This fall, I had the privilege of visiting an Iowa farm family that has taken sustainability to a new level. Dean and Betty Van Kooten, who raise corn and soybeans near Kellogg, Iowa, added pigs to the operation when their youngest son Joey came back to the farm. Building two hog barns was a way for Joey and his wife, Michelle to come back to the farm and build equity. However, hog buildings use a lot of electricity. To improve the overall sustainability of the farm and offset 100% of the electricity costs for the hog buildings and the rest of the farm, the Van Kootens began harvesting another crop this fall – the sun.
They installed two 60-kilowatt solar arrays from Moxie Solar of North Liberty. One of the arrays, at 220 feet long and 20 feet tall, is the largest continuous solar structure in Iowa. In addition, the total 120-kilowatt system is the largest privately-owned system in the state.
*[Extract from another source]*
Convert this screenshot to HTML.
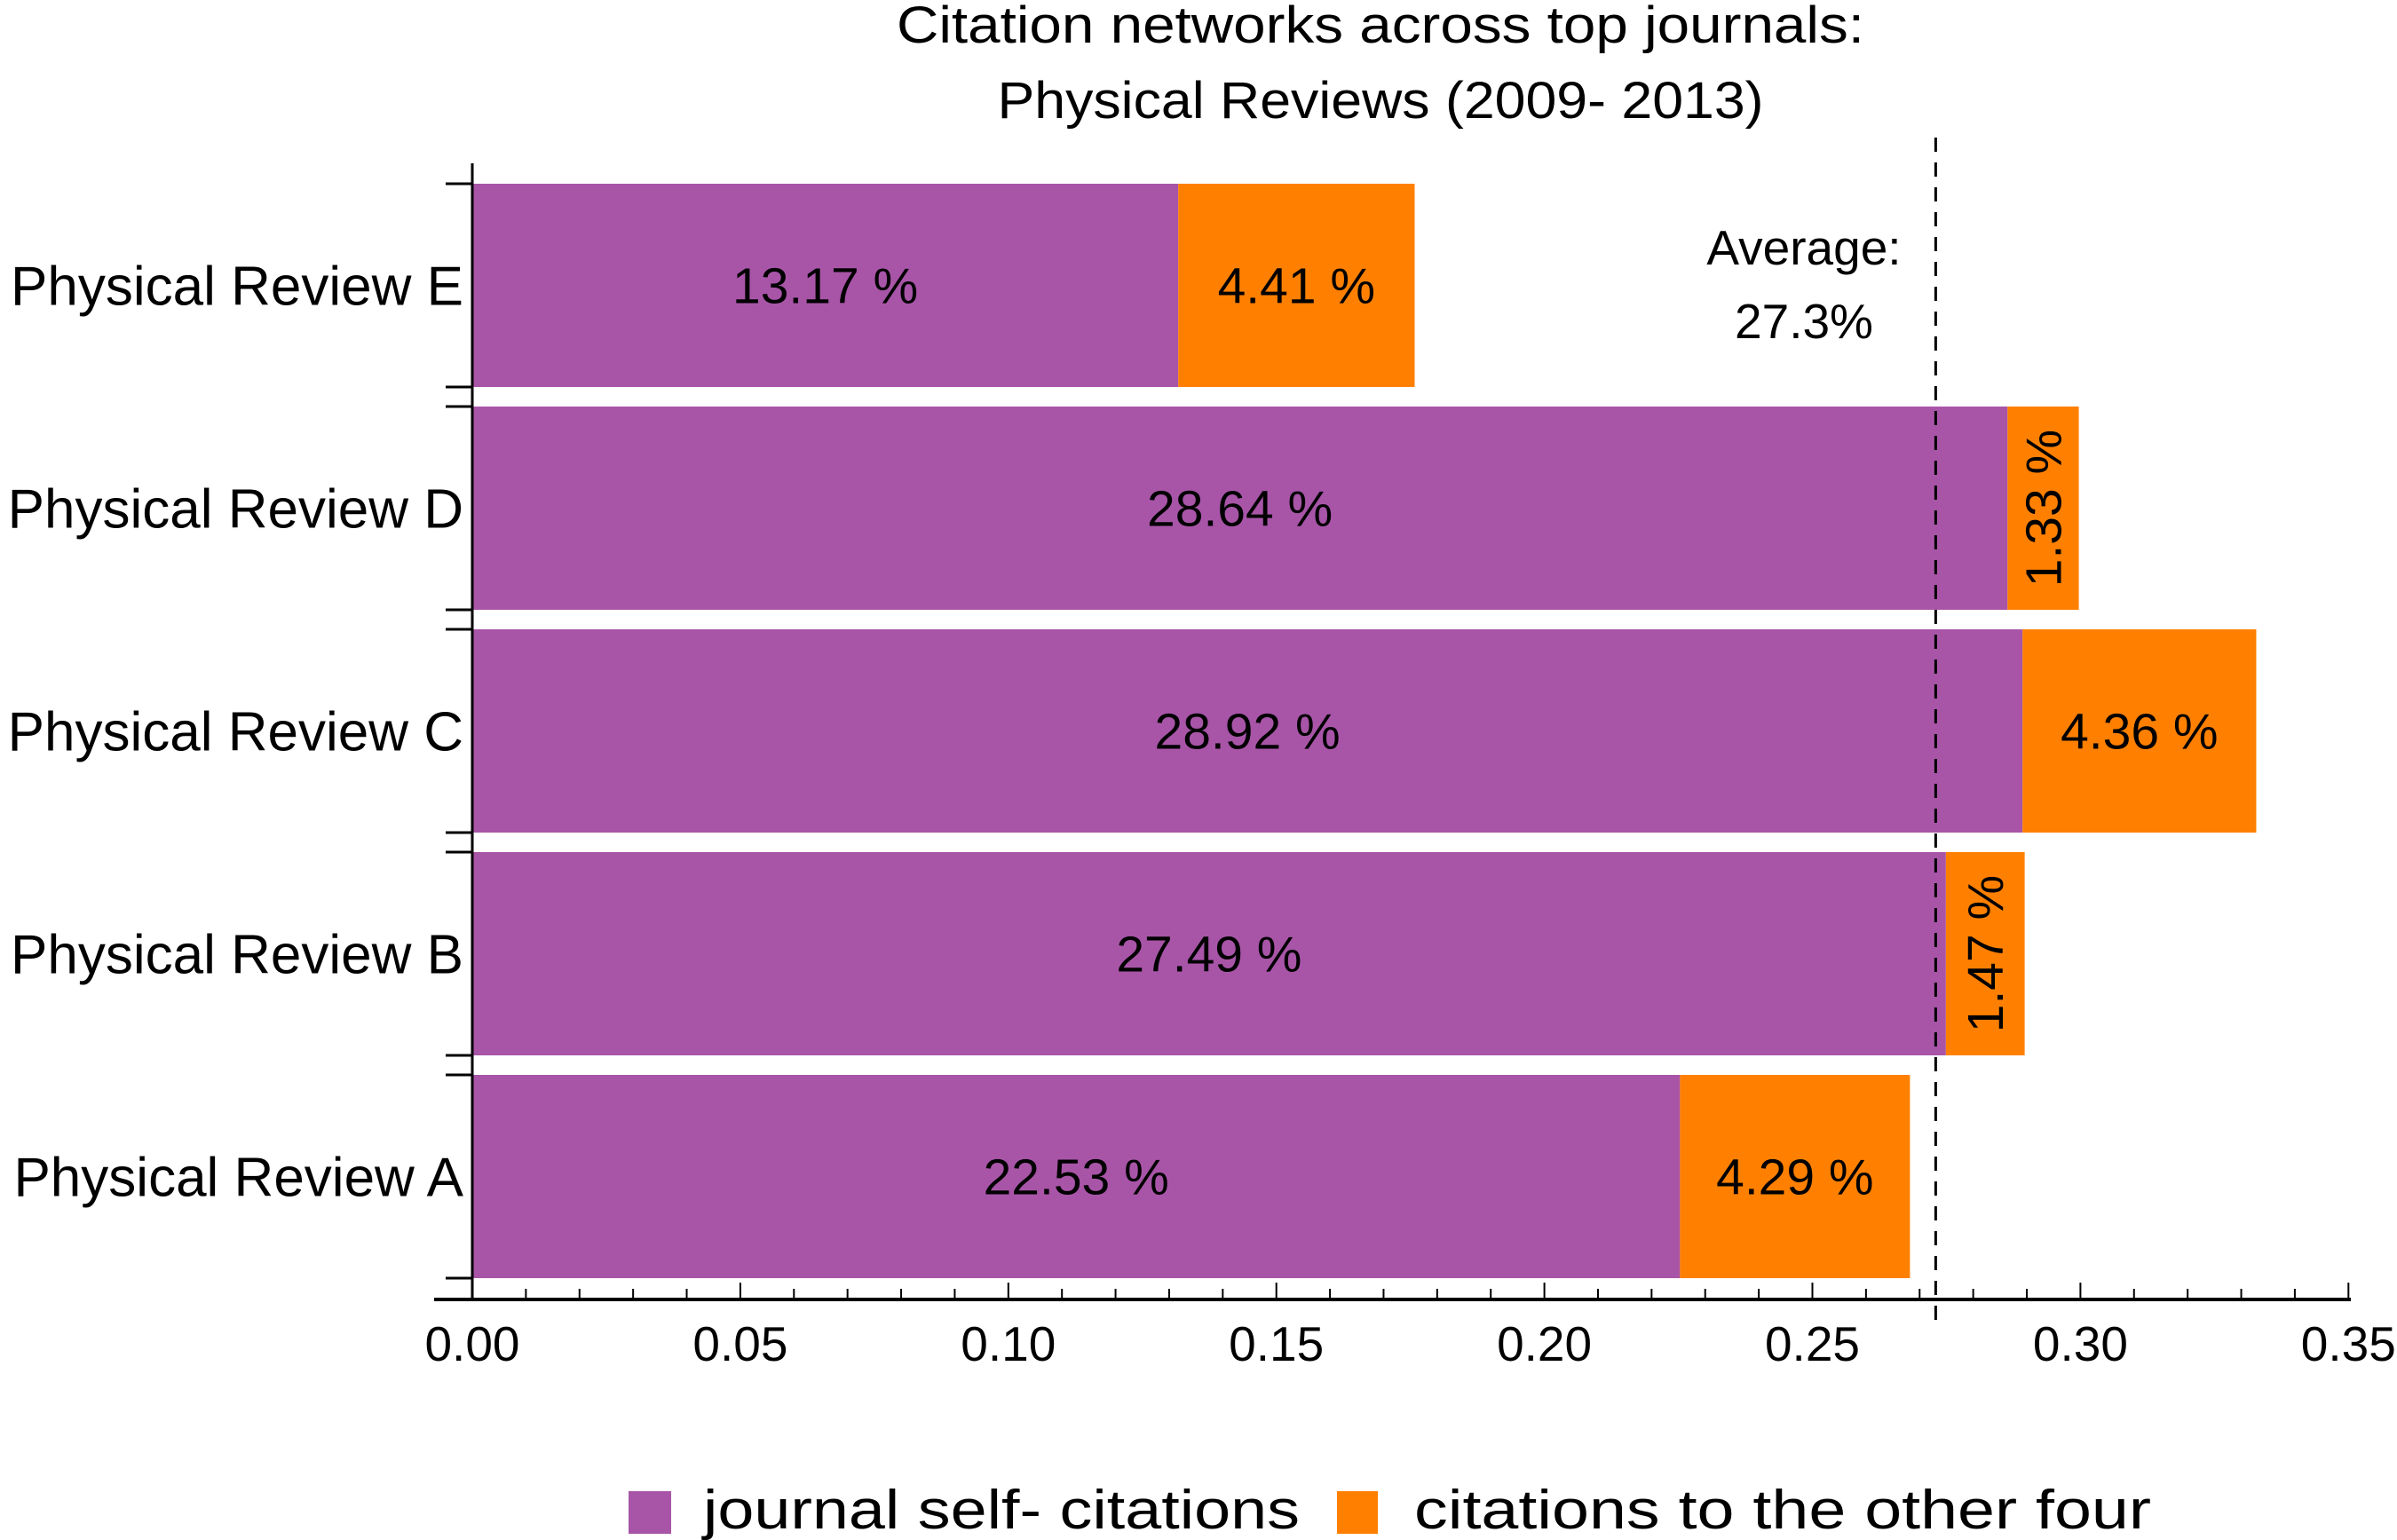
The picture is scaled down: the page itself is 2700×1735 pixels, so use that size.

Once it pays for itself in about five to six years with net metering, the system will power the farm for 20 to 30 more years, ensuring the farm produces its own energy when Joey and Michelle assume control of the farm.
World leader in solar power
Dean and Betty came up with the idea for solar energy during their visits to Europe to buy machinery for their used farm equipment business. The European Union leads the world in photovoltaic capacity, largely thanks to Germany, which has installed more photovoltaic systems than any country in the world.
This is may be somewhat surprising, considering Germany has sunlight levels similar to Alaska, as Dean has informed me. While the incentive of government subsidies has definitely played a role in Germany, the reduction in electricity costs and in carbon dioxide emissions can't be ignored. Germany's goal is to produce 100% of its energy with renewable sources by 2050.
Large solar structures like Waldpolenz Solar Park near Liepzig might be the first thing that come to mind when solar power is brought up, but the Van Kootens saw numerous farmhouses and machine sheds with photovoltaic or solar modules on the roof. In fact, browse the Internet and it doesn't take long to find pictures of old German farmhouses – the kind with timber framing and tile roofing – with modern solar modules on top.